Their careers led them into different worlds, but with a shared thread: obsession with ingredients. Allison’s post-college chapter included Mother Denim, where she supported the co-founders and learned the early mechanics of building a brand, from PR packages to sales reports. Jacqueline leaned into culinary school and wellness retreats, designing menus and experiences rooted in organic ingredients and creativity. That food-world perspective still influences how she approaches formulation and product development today.
Le Prunier’s origin story is deeply tied to their family farm, founded in 1916 and later transformed in the 1980s when their father bet big on organic plums for global markets like Japan and Korea. As teenagers, they sat in international business meetings where dried plums were positioned not just as a digestive, but as a “beauty food” with powerful benefits. Years later, that seed became a business. The breakthrough was realizing that the byproducts of dried plums were being treated as waste, despite research highlighting their antioxidant density. Testing confirmed the potential, and what started as an idea to sell the ingredient to major beauty companies evolved into something bigger: tell the story themselves and build a brand around it.
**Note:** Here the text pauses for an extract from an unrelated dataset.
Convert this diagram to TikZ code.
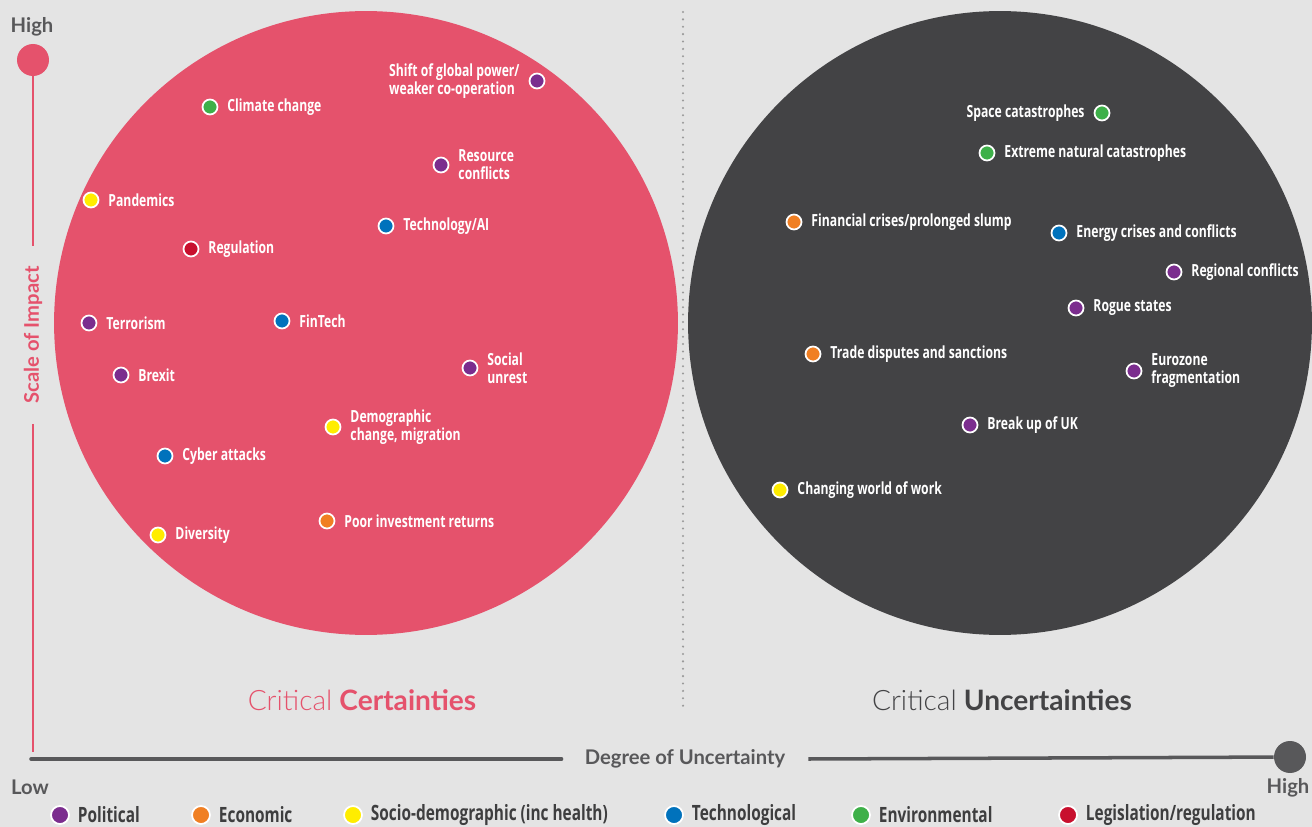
\documentclass[tikz,border=0pt]{standalone}
\usepackage{fontspec}
\setmainfont{Lato}
\newfontfamily\lightfont{Lato Light}
\newfontfamily\condfont{Open Sans}[FakeStretch=0.73]
\usetikzlibrary{positioning}

\definecolor{bgGrey}{HTML}{E4E4E4}
\definecolor{certRed}{HTML}{E5526C}
\definecolor{uncGrey}{HTML}{434345}
\definecolor{axisGrey}{HTML}{58585A}
\definecolor{sepGrey}{HTML}{9A9A9A}
\definecolor{polit}{HTML}{7B2D8E}
\definecolor{econ}{HTML}{F07F23}
\definecolor{socio}{HTML}{FFED00}
\definecolor{techn}{HTML}{0072BC}
\definecolor{envir}{HTML}{3EB049}
\definecolor{legis}{HTML}{C8102E}

\tikzset{
  zone/.style={circle, inner sep=0pt, minimum size=12.48cm, fill=#1},
  dot/.style={circle, draw=white, line width=1pt, fill=#1, inner sep=0pt, minimum size=3mm},
  keydot/.style={dot=#1, minimum size=3.6mm},
  lbl/.style={text=white, inner sep=1pt, align=left,
    font=\condfont\bfseries\fontsize{9.5}{10.2}\selectfont},
  keylbl/.style={text=axisGrey!70!black, inner sep=1pt,
    font=\condfont\bfseries\fontsize{12}{13}\selectfont},
  axislbl/.style={font=\bfseries\fontsize{11.5}{12}\selectfont, text=axisGrey, inner sep=1pt},
  axisend/.style={circle, inner sep=0pt, minimum size=6.4mm, fill=#1},
  head/.style={font=\fontsize{16}{18}\selectfont, text=#1}
}

\begin{document}
\begin{tikzpicture}[x=0.02cm, y=-0.02cm]
  \fill[bgGrey] (0,0) rectangle (1312,827);
  \useasboundingbox (0,0) rectangle (1312,827);

  % the two zones and the divider
  \node[zone=certRed] (certZone) at (366,323) {};
  \node[zone=uncGrey] (uncZone) at (1000,323) {};
  \draw[sepGrey, line width=1.3pt, line cap=round, dash pattern=on 0pt off 4.2pt] (683,12) -- (683,712);

  % vertical axis
  \node[axisend=certRed] (impHigh) at (33,60) {};
  \node[axislbl] (impTop) at (32,27) {High};
  \node[axislbl, text=certRed, rotate=90, inner xsep=4mm] (impLbl) at (33,335) {Scale of Impact};
  \coordinate (impLow) at (33,752);
  \draw[certRed, line width=1.7pt] (impHigh) -- (impLbl.east);
  \draw[certRed, line width=1.7pt] (impLbl.west) -- (impLow);

  % horizontal axis
  \coordinate (uncLow) at (31,759);
  \node[axislbl, inner xsep=4.6mm] (uncLbl) at (685,759) {Degree of Uncertainty};
  \node[axisend=axisGrey] (uncHigh) at (1290,757) {};
  \node[axislbl] (lowTxt) at (30,787) {Low};
  \node[axislbl] (highTxt) at (1288,788) {High};
  \draw[axisGrey, line width=2pt, line cap=round] (uncLow) -- (uncLbl.west);
  \draw[axisGrey, line width=2pt] (uncLbl.east) -- (uncHigh);

  % headings
  \node[head=certRed] (certHead) at (362,700) {{\lightfont Critical} \textbf{Certainties}};
  \node[head=uncGrey] (uncHead) at (1002,700) {{\lightfont Critical} \textbf{Uncertainties}};

  % critical certainties
  \node[dot=polit] (shift) at (537,81) {};
  \node[lbl, left=1.4mm of shift, align=left] {Shift of global power/\\weaker co-operation};
  \node[dot=envir] (climate) at (210,107) {};
  \node[lbl, right=1.4mm of climate] {Climate change};
  \node[dot=polit] (resource) at (441,165) {};
  \node[lbl, right=1.4mm of resource] {Resource\\conflicts};
  \node[dot=socio] (pandem) at (91,200) {};
  \node[lbl, right=1.4mm of pandem] {Pandemics};
  \node[dot=techn] (techai) at (386,226) {};
  \node[lbl, right=1.4mm of techai] {Technology/AI};
  \node[dot=legis] (regul) at (191,249) {};
  \node[lbl, right=1.4mm of regul] {Regulation};
  \node[dot=polit] (terror) at (89,323) {};
  \node[lbl, right=1.4mm of terror] {Terrorism};
  \node[dot=techn] (fintech) at (282,321) {};
  \node[lbl, right=1.4mm of fintech] {FinTech};
  \node[dot=polit] (brexit) at (121,375) {};
  \node[lbl, right=1.4mm of brexit] {Brexit};
  \node[dot=polit] (unrest) at (470,368) {};
  \node[lbl, right=1.4mm of unrest] {Social\\unrest};
  \node[dot=socio] (demog) at (333,427) {};
  \node[lbl, right=1.4mm of demog] {Demographic\\change, migration};
  \node[dot=techn] (cyber) at (165,456) {};
  \node[lbl, right=1.4mm of cyber] {Cyber attacks};
  \node[dot=econ] (invest) at (327,521) {};
  \node[lbl, right=1.4mm of invest] {Poor investment returns};
  \node[dot=socio] (divers) at (158,535) {};
  \node[lbl, right=1.4mm of divers] {Diversity};

  % critical uncertainties
  \node[dot=envir] (space) at (1102,113) {};
  \node[lbl, left=1.4mm of space] {Space catastrophes};
  \node[dot=envir] (natcat) at (987,153) {};
  \node[lbl, right=1.4mm of natcat] {Extreme natural catastrophes};
  \node[dot=econ] (fincris) at (794,222) {};
  \node[lbl, right=1.4mm of fincris] {Financial crises/prolonged slump};
  \node[dot=techn] (energy) at (1059,233) {};
  \node[lbl, right=1.4mm of energy] {Energy crises and conflicts};
  \node[dot=polit] (region) at (1174,272) {};
  \node[lbl, right=1.4mm of region] {Regional conflicts};
  \node[dot=polit] (rogue) at (1076,308) {};
  \node[lbl, right=1.4mm of rogue] {Rogue states};
  \node[dot=econ] (trade) at (813,354) {};
  \node[lbl, right=1.4mm of trade] {Trade disputes and sanctions};
  \node[dot=polit] (euro) at (1134,371) {};
  \node[lbl, right=1.4mm of euro] {Eurozone\\fragmentation};
  \node[dot=polit] (breakup) at (970,425) {};
  \node[lbl, right=1.4mm of breakup] {Break up of UK};
  \node[dot=socio] (work) at (780,490) {};
  \node[lbl, right=1.4mm of work] {Changing world of work};

  % key
  \node[keydot=polit] (kPol) at (60,815) {};
  \node[keylbl, right=1.2mm of kPol] {Political};
  \node[keydot=econ] (kEco) at (201,815) {};
  \node[keylbl, right=1.2mm of kEco] {Economic};
  \node[keydot=socio] (kSoc) at (353,815) {};
  \node[keylbl, right=1.2mm of kSoc] {Socio-demographic (inc health)};
  \node[keydot=techn] (kTec) at (674,815) {};
  \node[keylbl, right=1.2mm of kTec] {Technological};
  \node[keydot=envir] (kEnv) at (861,815) {};
  \node[keylbl, right=1.2mm of kEnv] {Environmental};
  \node[keydot=legis] (kLeg) at (1068,815) {};
  \node[keylbl, right=1.2mm of kLeg] {Legislation/regulation};
\end{tikzpicture}
\end{document}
The sisters describe their working dynamic as equal parts complementary skills and unspoken trust. Jacqueline leads with grounding energy, team-building, and deep R&D knowledge. Allison brings marketing instincts and brand-building experience. Together, they rely on honesty, quick collaboration, and clear lanes that let each person stay in their strength. It is a power duo, but also a power trio. Their third sister, Elaine, is part of the business too, and the conversation highlights a reality of family entrepreneurship that rarely gets said out loud: you pass the baton when life shifts. Boundaries matter. They talk about protecting weekends, staying present during family time, and the long-game mindset of supporting each other through different seasons.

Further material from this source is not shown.